Réformer le système partisan

Pour sa part, le Professeur Babacar Guèye, président du Collectif des organisations de la société civile pour les élections (Cosce), estime que cette rationalisation s’impose afin d’offrir une meilleure lisibilité au jeu politique sénégalais. « Si la loi de 1981 était appliquée dans toute sa rigueur, il n’aurait pas subsisté plus d’une dizaine de partis. La plupart de nos formations politiques ne présentent pas leur bilan financier et ne remplissent pas diverses autres formalités administratives contenues dans la loi de 1981. En outre, le président de la République a annoncé des concertations pour essayer de trouver un consensus qui sera consigné dans un acte juridique », déclare le constitutionnaliste. Le Pr Guèye de souligner que ces échanges qui doivent définir de nouvelles règles concernant les partis politiques et qui ne doivent pas aller à l’encontre du caractère pluraliste de notre démocratie et de la liberté d’association.

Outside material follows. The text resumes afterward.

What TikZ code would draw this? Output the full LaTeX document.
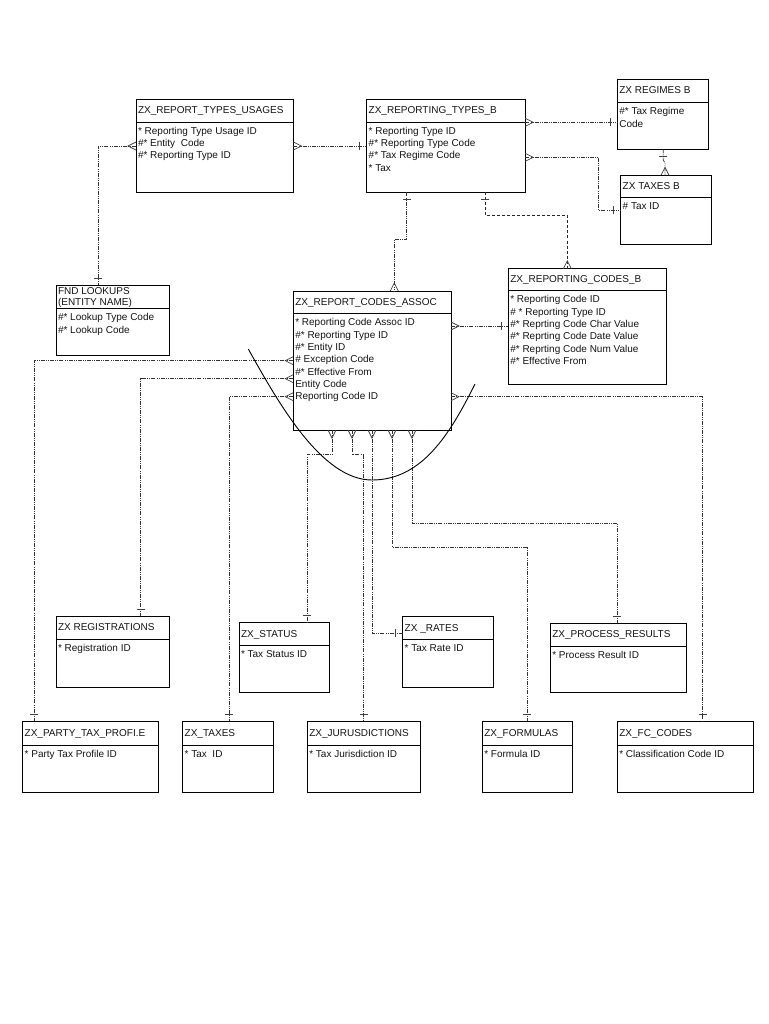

D’après lui, la reconfiguration du paysage politique, marquée par une multiplication des coalitions, démontre que les partis ne se constituent plus sur des bases idéologiques, mais sur des calculs électoralistes. « Cette rationalisation pourrait ouvrir la voie à des discussions sur un possible financement des partis politiques, car il ne faut pas oublier que les entités politiques remplissent aussi des missions de service public, notamment dans l’éveil des consciences et la promotion de la citoyenneté », affirme Babacar Guèye. Dans la même dynamique, Moundiaye Cissé appelle à une refonte des procédures pour la création d’un parti politique. « La loi qui organise les partis politiques date de 1981. C’est une loi obsolète, dépassée et elle a été modifiée en 1989 pour insister sur des dispositions relatives aux conditions de dissolution des partis politiques. On doit aller vers l’adoption d’un code sur les partis politiques qui va définir d’abord les conditions et les critères nécessaires pour se constituer en parti politique et aussi définir les conditions de fonctionnement de ces partis », affirme-t-il.